Giant telescope with most advanced mirror to probe universe

October 24, 2012 02:10 pm | Updated 02:10 pm IST - Washington

Scientists have developed the most challenging astronomical mirror - ten times more powerful than any other ever made - for a giant telescope to explore the outer space and early universe.

Researchers at the Steward Observatory Mirror Laboratory, University of Arizona and in California, working underneath a football stadium have been polishing an 8.4-meter diameter mirror with an unusual, highly asymmetric shape.

By the standards used by optical scientists, the “degree of difficulty” for this mirror is 10 times that of any previous large telescope mirror.

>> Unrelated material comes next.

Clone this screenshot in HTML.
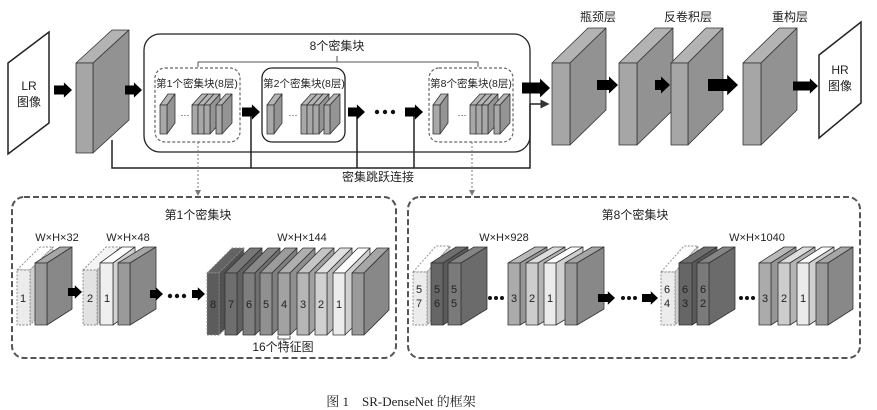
<!DOCTYPE html>
<html><head><meta charset="utf-8"><style>
html,body{margin:0;padding:0;background:#fff;}
svg{display:block;}
text{font-family:"Liberation Sans","Noto Sans CJK SC",sans-serif;fill:#222;}
</style></head><body>
<svg id="s" width="877" height="410" viewBox="0 0 877 410" xmlns="http://www.w3.org/2000/svg">
<defs>
<marker id="ah" markerWidth="6" markerHeight="6" refX="5" refY="3" orient="auto"><path d="M0,0 L6,3 L0,6 z" fill="#333"/></marker>
<marker id="ah2" markerWidth="6" markerHeight="6" refX="5" refY="3" orient="auto"><path d="M0,0 L6,3 L0,6 z" fill="#777"/></marker>
</defs>
<rect width="877" height="410" fill="#fff"/>
<polygon points="8,63 49,32 49,123 8,154" fill="#fff" stroke="#222" stroke-width="1.5"/>
<text x="29" y="90" font-size="12" text-anchor="middle">LR</text>
<text x="29" y="106" font-size="12" text-anchor="middle">图像</text>
<polygon points="819,55 861,22 861,103 819,138" fill="#fff" stroke="#222" stroke-width="1.5"/>
<text x="840" y="74" font-size="12" text-anchor="middle">HR</text>
<text x="840" y="90" font-size="12" text-anchor="middle">图像</text>
<rect x="144" y="34" width="386" height="118" rx="16" fill="none" stroke="#222" stroke-width="1.3"/>
<text x="337" y="50" font-size="12" text-anchor="middle">8个密集块</text>
<path d="M198,67 V62 H478 V67 M337,62 V56" fill="none" stroke="#555" stroke-width="1"/>
<rect x="155" y="68" width="85" height="74" rx="10" fill="none" stroke="#666" stroke-width="1.2" stroke-dasharray="3,2"/>
<rect x="262" y="68" width="83" height="74" rx="10" fill="none" stroke="#222" stroke-width="1.3"/>
<rect x="429" y="68" width="84" height="74" rx="10" fill="none" stroke="#666" stroke-width="1.2" stroke-dasharray="3,2"/>
<text x="197" y="87" font-size="10.5" text-anchor="middle">第1个密集块(8层)</text>
<text x="304" y="87" font-size="10.5" text-anchor="middle">第2个密集块(8层)</text>
<text x="471" y="87" font-size="10.5" text-anchor="middle">第8个密集块(8层)</text>
<text x="185" y="118" font-size="9" text-anchor="middle">···</text>
<text x="293" y="118" font-size="9" text-anchor="middle">···</text>
<text x="462" y="118" font-size="9" text-anchor="middle">···</text>
<path d="M112,140 V168 H530 V104 H548" fill="none" stroke="#222" stroke-width="1.5" marker-end="url(#ah)"/>
<path d="M251,168 V112 M357,168 V112 M414,168 V112" fill="none" stroke="#222" stroke-width="1.5"/>
<text x="378" y="181" font-size="12" text-anchor="middle">密集跳跃连接</text>
<line x1="198" y1="142" x2="198" y2="195" stroke="#777" stroke-width="1" stroke-dasharray="2,2" marker-end="url(#ah2)"/>
<line x1="472" y1="142" x2="472" y2="195" stroke="#777" stroke-width="1" stroke-dasharray="2,2" marker-end="url(#ah2)"/>
<g fill="#111"><circle cx="377" cy="112" r="2.2"/><circle cx="385" cy="112" r="2.2"/><circle cx="393" cy="112" r="2.2"/></g>
<text x="598" y="21" font-size="12" text-anchor="middle">瓶颈层</text>
<text x="688" y="21" font-size="12" text-anchor="middle">反卷积层</text>
<text x="790" y="21" font-size="12" text-anchor="middle">重构层</text>
<rect x="12" y="197" width="384" height="161" rx="12" fill="none" stroke="#555" stroke-width="2" stroke-dasharray="6,3"/>
<rect x="408" y="197" width="452" height="161" rx="12" fill="none" stroke="#555" stroke-width="2" stroke-dasharray="6,3"/>
<text x="198" y="219" font-size="12" text-anchor="middle">第1个密集块</text>
<text x="635" y="219" font-size="12" text-anchor="middle">第8个密集块</text>
<text x="57" y="241" font-size="11" text-anchor="middle">W×H×32</text>
<text x="128" y="241" font-size="11" text-anchor="middle">W×H×48</text>
<text x="302" y="241" font-size="11" text-anchor="middle">W×H×144</text>
<text x="504" y="241" font-size="11" text-anchor="middle">W×H×928</text>
<text x="757" y="241" font-size="11" text-anchor="middle">W×H×1040</text>
<path d="M278,336 V339 H290 V336 M284,339 V342" fill="none" stroke="#555" stroke-width="1"/>
<text x="283" y="351" font-size="12" text-anchor="middle">16个特征图</text>
<g fill="#111">
<circle cx="170" cy="296" r="2.2"/><circle cx="177" cy="296" r="2.2"/><circle cx="184" cy="296" r="2.2"/>
<circle cx="490" cy="298" r="2"/><circle cx="496" cy="298" r="2"/><circle cx="502" cy="298" r="2"/>
<circle cx="623" cy="298" r="2"/><circle cx="629" cy="298" r="2"/><circle cx="635" cy="298" r="2"/>
<circle cx="741" cy="298" r="2"/><circle cx="747" cy="298" r="2"/><circle cx="753" cy="298" r="2"/>
</g>
<g id="boxes"></g>
<text x="401" y="406" font-size="13" text-anchor="middle" style="font-family:'Liberation Serif','Noto Serif CJK SC',serif">图 1　SR-DenseNet 的框架</text>
</svg>
<script>
var g=document.getElementById('boxes');var NS='http://www.w3.org/2000/svg';
function P(pts,fill,dash){var p=document.createElementNS(NS,'polygon');p.setAttribute('points',pts.map(function(a){return a[0]+','+a[1]}).join(' '));p.setAttribute('fill',fill);p.setAttribute('stroke',dash?'#888':'#333');p.setAttribute('stroke-width',dash?'0.9':'0.8');if(dash)p.setAttribute('stroke-dasharray','2,1.5');p.setAttribute('stroke-linejoin','round');g.appendChild(p);}
function sh(c,k){var v=Math.max(0,Math.min(255,Math.round(parseInt(c.slice(1,3),16)*k)));var h=v.toString(16);if(h.length<2)h='0'+h;return '#'+h+h+h;}
function B(x,y,w,h,dx,dy,c,dash){
P([[x,y],[x+dx,y-dy],[x+w+dx,y-dy],[x+w,y]],sh(c,1.08),dash);
P([[x+w,y],[x+w+dx,y-dy],[x+w+dx,y+h-dy],[x+w,y+h]],sh(c,0.88),dash);
P([[x,y],[x+w,y],[x+w,y+h],[x,y+h]],c,dash);}
function A(x1,x2,y,t){var hw=t*1.7,hl=t*0.9;var p=document.createElementNS(NS,'polygon');var pts=[[x1,y-t/2],[x2-hl,y-t/2],[x2-hl,y-hw/2],[x2,y],[x2-hl,y+hw/2],[x2-hl,y+t/2],[x1,y+t/2]];p.setAttribute('points',pts.map(function(a){return a[0]+','+a[1]}).join(' '));p.setAttribute('fill','#000');g.appendChild(p);}
B(76,63,17,90,36,33,'#a6a6a6');
B(552,63,18,82,36,35,'#a6a6a6');
B(619,63,18,82,36,35,'#a6a6a6');
B(671,63,17,82,35,35,'#a6a6a6');
B(743,63,18,82,36,35,'#a6a6a6');
[[160,[192,198,204,216]],[267,[301,307,313,324]],[433,[470,476,482,494]]].forEach(function(b){
B(b[0],105,7,29,8,11,'#a8a8a8');b[1].forEach(function(x){B(x,105,6,29,10,11,'#a8a8a8');});});
A(54,72,90,9);A(125,142,90,9);A(242,260,112,9);A(348,365,112,9);A(405,423,112,9);A(522,550,88,11);
A(597,618,85,10);A(655,670,85,10);A(708,738,85,12);A(793,818,86,9);
B(17,270,13,55,23,23,'#ececec',1);B(35,263,12,62,25,16,'#9a9a9a');
B(83,270,14,55,23,23,'#e2e2e2',1);B(100,263,13,62,22,16,'#efefef');B(118,263,12,62,26,16,'#9a9a9a');
var cs=['#5c5c5c','#6e6e6e','#7e7e7e','#909090','#a2a2a2','#b6b6b6','#d0d0d0','#ececec','#9a9a9a'];
var xs=[207,225,243,260,278,297,315,333,352];
for(var i=0;i<9;i++)B(xs[i],273,12,62,25,25,cs[i],i==0);
A(68,82,292,8);A(150,163,294,8);A(192,205,294,8);
B(413,272,14,53,23,26,'#ececec',1);B(431,263,12,62,25,16,'#666666');B(448,263,13,62,26,16,'#7a7a7a');
[[508,'#ababab'],[526,'#cdcdcd'],[544,'#ebebeb'],[565,'#9a9a9a']].forEach(function(b){B(b[0],263,12,62,27,16,b[1]);});
B(661,272,14,53,23,26,'#ececec',1);B(679,263,13,62,25,16,'#666666');B(697,263,12,62,26,16,'#7a7a7a');
[[759,'#ababab'],[778,'#cdcdcd'],[797,'#ebebeb'],[816,'#9a9a9a']].forEach(function(b){B(b[0],263,12,62,25,16,b[1]);});
A(598,615,298,8);A(642,658,298,8);
</script>
<div style="position:absolute;left:0;top:0;width:877px;height:410px;pointer-events:none">
<svg width="877" height="410" style="position:absolute;left:0;top:0">
<g font-family="Liberation Sans,sans-serif" font-size="11" fill="#222" text-anchor="middle">
<text x="23" y="302">1</text>
<text x="90" y="302">2</text><text x="107" y="302">1</text>
<text x="213" y="308">8</text><text x="231" y="308">7</text><text x="249" y="308">6</text><text x="266" y="308">5</text><text x="284" y="308">4</text><text x="303" y="308">3</text><text x="321" y="308">2</text><text x="339" y="308">1</text>
<text x="419" y="293">5</text><text x="419" y="307">7</text>
<text x="437" y="293">5</text><text x="437" y="307">6</text>
<text x="454" y="293">5</text><text x="454" y="307">5</text>
<text x="514" y="302">3</text><text x="532" y="302">2</text><text x="550" y="302">1</text>
<text x="667" y="293">6</text><text x="667" y="307">4</text>
<text x="685" y="293">6</text><text x="685" y="307">3</text>
<text x="703" y="293">6</text><text x="703" y="307">2</text>
<text x="765" y="302">3</text><text x="784" y="302">2</text><text x="803" y="302">1</text>
</g></svg></div>
</body></html>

The mirror surface matches the desired prescription to a precision of 19 nanometres - so smooth that if it were the size of the continental US, the highest mountains would be little more than a half-inch high.

This mirror, and six more like it, will form the heart of the 25-meter Giant Magellan Telescope, providing more than 380 square meters, or 4,000 square feet, of light-collecting area.

The Giant Magellan Telescope will lead a next generation of giant telescopes that will explore planets around other stars and the formation of stars, galaxies and black holes in the early universe.

The Telescope will be located on a remote mountaintop in the Chilean Andes where the skies are clear and dark, far from any sources of light pollution.

It is slated to begin operations late in the decade, will allow astronomers and students across the US and from around the world to address critical questions in cosmology, astrophysics and planetary science.

The mirror was cast from 20 tons of glass, melted in a rotating furnace until it flowed into a honeycomb mold.

The mirror has an unconventional shape because it is part of what ultimately will be a single 25-meter optical surface composed of seven circular segments, each 8.4 meters in diameter.

“We need to be certain the off-axis shape of this mirror, as well as the other six that will be made for GMT, is precisely right, to an accuracy of 1/20 of a wavelength of light,” said Buddy Martin, polishing scientist at the Lab.

“Only then will the seven large mirrors form a single, exquisitely sharp image when they all come together in the telescope in Chile. We have now demonstrated that we can fabricate the mirrors to the required accuracy for the telescope to work as designed,” Mr Martin said in a statement.

The second of seven mirrors for the GMT was cast at the mirror lab in January of this year, the third will be cast in August 2013.